- **Written task**: Transcribe the material exactly. Images do not belong in the copy.

- **Raw data**:
——

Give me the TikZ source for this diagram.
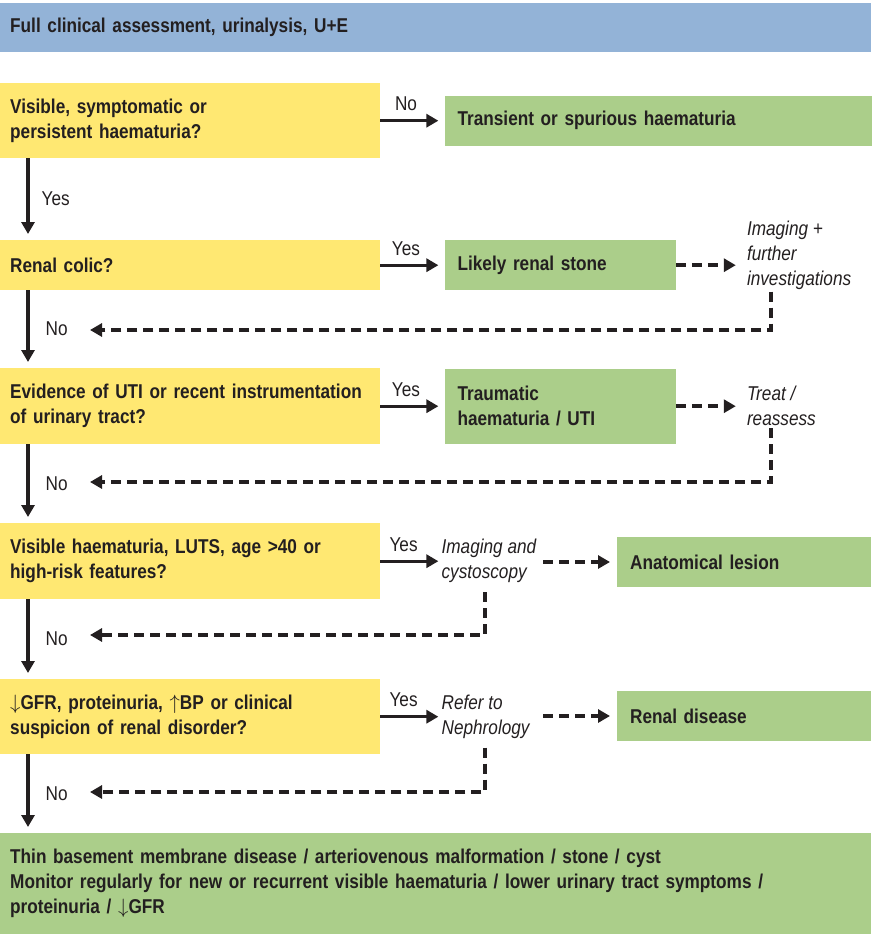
\documentclass[tikz,border=0pt]{standalone}
\usepackage{fontspec}
\setmainfont{Liberation Sans}[FakeStretch=0.86,WordSpace=0.7]
\newfontfamily\notefont{Liberation Sans}[FakeStretch=0.86]
\usetikzlibrary{arrows.meta,positioning}
\definecolor{hdrblue}{HTML}{93B3D7}
\definecolor{qyellow}{HTML}{FFE872}
\definecolor{outgreen}{HTML}{ABCE8A}
\definecolor{ink}{HTML}{231F20}

\begin{document}
\begin{tikzpicture}[x=1pt,y=-1pt,
  node distance=64pt,
  every node/.style={text=ink},
  qbox/.style={fill=qyellow,anchor=north west,minimum width=380pt,text width=360pt,inner xsep=10pt,inner ysep=0pt,align=left,font=\fontsize{20}{25}\selectfont\bfseries},
  obox/.style={fill=outgreen,minimum height=50pt,inner xsep=13pt,inner ysep=0pt,align=left,font=\fontsize{20}{25}\selectfont\bfseries},
  note/.style={inner xsep=3pt,inner ysep=2pt,align=left,font=\notefont\fontsize{20}{25}\selectfont\itshape},
  lbl/.style={inner sep=2pt,font=\fontsize{20}{25}\selectfont},
  arr/.style={-{Triangle[length=12pt,width=13pt]},line width=3.3pt,draw=ink},
  darr/.style={arr,line width=3.8pt,dash pattern=on 10pt off 6pt},
]
\useasboundingbox (0,0) rectangle (871,934);

\node[qbox,fill=hdrblue,minimum width=871pt,text width=851pt,minimum height=49pt] (start) at (0,3) {Full clinical assessment, urinalysis, U+E};

\node[qbox,minimum height=75pt] (q1) at (0,83) {Visible, symptomatic or\\persistent haematuria?};
\node[obox,right=of q1,text width=401pt] (spur) {Transient or spurious haematuria};

\node[qbox,minimum height=50pt] (q2) at (0,240) {Renal colic?};
\node[obox,right=of q2,text width=205pt] (stone) {Likely renal stone};
\node[note,right=68pt of stone,yshift=10pt] (invest) {Imaging +\\further\\investigations};

\node[qbox,minimum height=76pt] (q3) at (0,368) {Evidence of UTI or recent instrumentation\\of urinary tract?};
\node[obox,right=of q3,text width=205pt,minimum height=75pt] (uti) {Traumatic\\haematuria / UTI};
\node[note,right=68pt of uti] (treat) {Treat /\\reassess};

\node[qbox,minimum height=76pt] (q4) at (0,523) {Visible haematuria, LUTS, age >40 or\\high-risk features?};
\node[note,right=58pt of q4] (cysto) {Imaging and\\cystoscopy};
\node[obox,anchor=west,text width=228pt] (lesion) at (617,562) {Anatomical lesion};

\node[qbox,minimum height=75pt] (q5) at (0,679) {$\downarrow$GFR, proteinuria, $\uparrow$BP or clinical\\suspicion of renal disorder?};
\node[note,right=58pt of q5] (nephro) {Refer to\\Nephrology};
\node[obox,anchor=west,text width=228pt] (renal) at (617,716) {Renal disease};

\node[qbox,fill=outgreen,minimum width=871pt,text width=851pt,minimum height=101pt] (tbm) at (0,833) {Thin basement membrane disease / arteriovenous malformation / stone / cyst\\Monitor regularly for new or recurrent visible haematuria / lower urinary tract symptoms /\\proteinuria / $\downarrow$GFR};

% corners of the dashed way back
\coordinate (c2) at (771,330); \coordinate (b2) at (90,330);
\coordinate (c3) at (771,482); \coordinate (b3) at (90,482);
\coordinate (c4) at (485,635); \coordinate (b4) at (90,635);
\coordinate (c5) at (485,792); \coordinate (b5) at (90,792);

% main column
\draw[arr,shorten >=6pt] ([xshift=28pt]q1.south west) -- ([xshift=28pt]q2.north west) node[lbl,midway,right=10pt]{Yes};
\draw[arr,shorten >=6pt] ([xshift=28pt]q2.south west) -- ([xshift=28pt]q3.north west) node[lbl,midway,right=14pt]{No};
\draw[arr,shorten >=6pt] ([xshift=28pt]q3.south west) -- ([xshift=28pt]q4.north west) node[lbl,midway,right=14pt]{No};
\draw[arr,shorten >=6pt] ([xshift=28pt]q4.south west) -- ([xshift=28pt]q5.north west) node[lbl,midway,right=14pt]{No};
\draw[arr,shorten >=6pt] ([xshift=28pt]q5.south west) -- ([xshift=28pt]tbm.north west) node[lbl,midway,right=14pt]{No};

% answers
\draw[arr,shorten >=6pt] (q1.east) -- (spur.west) node[lbl,pos=0.4,above=6pt]{No};
\draw[arr,shorten >=6pt] (q2.east) -- (stone.west) node[lbl,pos=0.4,above=6pt]{Yes};
\draw[arr,shorten >=6pt] (q3.east) -- (uti.west) node[lbl,pos=0.4,above=6pt]{Yes};
\draw[arr] (q4.east) -- (cysto.west) node[lbl,pos=0.4,above=6pt]{Yes};
\draw[arr] (q5.east) -- (nephro.west) node[lbl,pos=0.4,above=6pt]{Yes};

\draw[darr,shorten >=8pt] (stone.east) -- (stone.east -| invest.west);
\draw[darr,shorten >=8pt] (uti.east) -- (uti.east -| treat.west);
\draw[darr,shorten <=4pt,shorten >=7pt] (cysto.east |- lesion.west) -- (lesion.west);
\draw[darr,shorten <=4pt,shorten >=7pt] (cysto.east |- renal.west) -- (renal.west);

\draw[darr] (invest.south -| c2) -- (c2) -- (b2);
\draw[darr] (treat.south -| c3) -- (c3) -- (b3);
\draw[darr,shorten <=7pt] (cysto.south -| c4) -- (c4) -- (b4);
\draw[darr,shorten <=7pt] (nephro.south -| c5) -- (c5) -- (b5);
\end{tikzpicture}
\end{document}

——

- **Full response**:
Give me the TikZ source for this diagram.
\documentclass[tikz,border=0pt]{standalone}
\usepackage{fontspec}
\setmainfont{Liberation Sans}[FakeStretch=0.86,WordSpace=0.7]
\newfontfamily\notefont{Liberation Sans}[FakeStretch=0.86]
\usetikzlibrary{arrows.meta,positioning}
\definecolor{hdrblue}{HTML}{93B3D7}
\definecolor{qyellow}{HTML}{FFE872}
\definecolor{outgreen}{HTML}{ABCE8A}
\definecolor{ink}{HTML}{231F20}

\begin{document}
\begin{tikzpicture}[x=1pt,y=-1pt,
  node distance=64pt,
  every node/.style={text=ink},
  qbox/.style={fill=qyellow,anchor=north west,minimum width=380pt,text width=360pt,inner xsep=10pt,inner ysep=0pt,align=left,font=\fontsize{20}{25}\selectfont\bfseries},
  obox/.style={fill=outgreen,minimum height=50pt,inner xsep=13pt,inner ysep=0pt,align=left,font=\fontsize{20}{25}\selectfont\bfseries},
  note/.style={inner xsep=3pt,inner ysep=2pt,align=left,font=\notefont\fontsize{20}{25}\selectfont\itshape},
  lbl/.style={inner sep=2pt,font=\fontsize{20}{25}\selectfont},
  arr/.style={-{Triangle[length=12pt,width=13pt]},line width=3.3pt,draw=ink},
  darr/.style={arr,line width=3.8pt,dash pattern=on 10pt off 6pt},
]
\useasboundingbox (0,0) rectangle (871,934);

\node[qbox,fill=hdrblue,minimum width=871pt,text width=851pt,minimum height=49pt] (start) at (0,3) {Full clinical assessment, urinalysis, U+E};

\node[qbox,minimum height=75pt] (q1) at (0,83) {Visible, symptomatic or\\persistent haematuria?};
\node[obox,right=of q1,text width=401pt] (spur) {Transient or spurious haematuria};

\node[qbox,minimum height=50pt] (q2) at (0,240) {Renal colic?};
\node[obox,right=of q2,text width=205pt] (stone) {Likely renal stone};
\node[note,right=68pt of stone,yshift=10pt] (invest) {Imaging +\\further\\investigations};

\node[qbox,minimum height=76pt] (q3) at (0,368) {Evidence of UTI or recent instrumentation\\of urinary tract?};
\node[obox,right=of q3,text width=205pt,minimum height=75pt] (uti) {Traumatic\\haematuria / UTI};
\node[note,right=68pt of uti] (treat) {Treat /\\reassess};

\node[qbox,minimum height=76pt] (q4) at (0,523) {Visible haematuria, LUTS, age >40 or\\high-risk features?};
\node[note,right=58pt of q4] (cysto) {Imaging and\\cystoscopy};
\node[obox,anchor=west,text width=228pt] (lesion) at (617,562) {Anatomical lesion};

\node[qbox,minimum height=75pt] (q5) at (0,679) {$\downarrow$GFR, proteinuria, $\uparrow$BP or clinical\\suspicion of renal disorder?};
\node[note,right=58pt of q5] (nephro) {Refer to\\Nephrology};
\node[obox,anchor=west,text width=228pt] (renal) at (617,716) {Renal disease};

\node[qbox,fill=outgreen,minimum width=871pt,text width=851pt,minimum height=101pt] (tbm) at (0,833) {Thin basement membrane disease / arteriovenous malformation / stone / cyst\\Monitor regularly for new or recurrent visible haematuria / lower urinary tract symptoms /\\proteinuria / $\downarrow$GFR};

% corners of the dashed way back
\coordinate (c2) at (771,330); \coordinate (b2) at (90,330);
\coordinate (c3) at (771,482); \coordinate (b3) at (90,482);
\coordinate (c4) at (485,635); \coordinate (b4) at (90,635);
\coordinate (c5) at (485,792); \coordinate (b5) at (90,792);

% main column
\draw[arr,shorten >=6pt] ([xshift=28pt]q1.south west) -- ([xshift=28pt]q2.north west) node[lbl,midway,right=10pt]{Yes};
\draw[arr,shorten >=6pt] ([xshift=28pt]q2.south west) -- ([xshift=28pt]q3.north west) node[lbl,midway,right=14pt]{No};
\draw[arr,shorten >=6pt] ([xshift=28pt]q3.south west) -- ([xshift=28pt]q4.north west) node[lbl,midway,right=14pt]{No};
\draw[arr,shorten >=6pt] ([xshift=28pt]q4.south west) -- ([xshift=28pt]q5.north west) node[lbl,midway,right=14pt]{No};
\draw[arr,shorten >=6pt] ([xshift=28pt]q5.south west) -- ([xshift=28pt]tbm.north west) node[lbl,midway,right=14pt]{No};

% answers
\draw[arr,shorten >=6pt] (q1.east) -- (spur.west) node[lbl,pos=0.4,above=6pt]{No};
\draw[arr,shorten >=6pt] (q2.east) -- (stone.west) node[lbl,pos=0.4,above=6pt]{Yes};
\draw[arr,shorten >=6pt] (q3.east) -- (uti.west) node[lbl,pos=0.4,above=6pt]{Yes};
\draw[arr] (q4.east) -- (cysto.west) node[lbl,pos=0.4,above=6pt]{Yes};
\draw[arr] (q5.east) -- (nephro.west) node[lbl,pos=0.4,above=6pt]{Yes};

\draw[darr,shorten >=8pt] (stone.east) -- (stone.east -| invest.west);
\draw[darr,shorten >=8pt] (uti.east) -- (uti.east -| treat.west);
\draw[darr,shorten <=4pt,shorten >=7pt] (cysto.east |- lesion.west) -- (lesion.west);
\draw[darr,shorten <=4pt,shorten >=7pt] (cysto.east |- renal.west) -- (renal.west);

\draw[darr] (invest.south -| c2) -- (c2) -- (b2);
\draw[darr] (treat.south -| c3) -- (c3) -- (b3);
\draw[darr,shorten <=7pt] (cysto.south -| c4) -- (c4) -- (b4);
\draw[darr,shorten <=7pt] (nephro.south -| c5) -- (c5) -- (b5);
\end{tikzpicture}
\end{document}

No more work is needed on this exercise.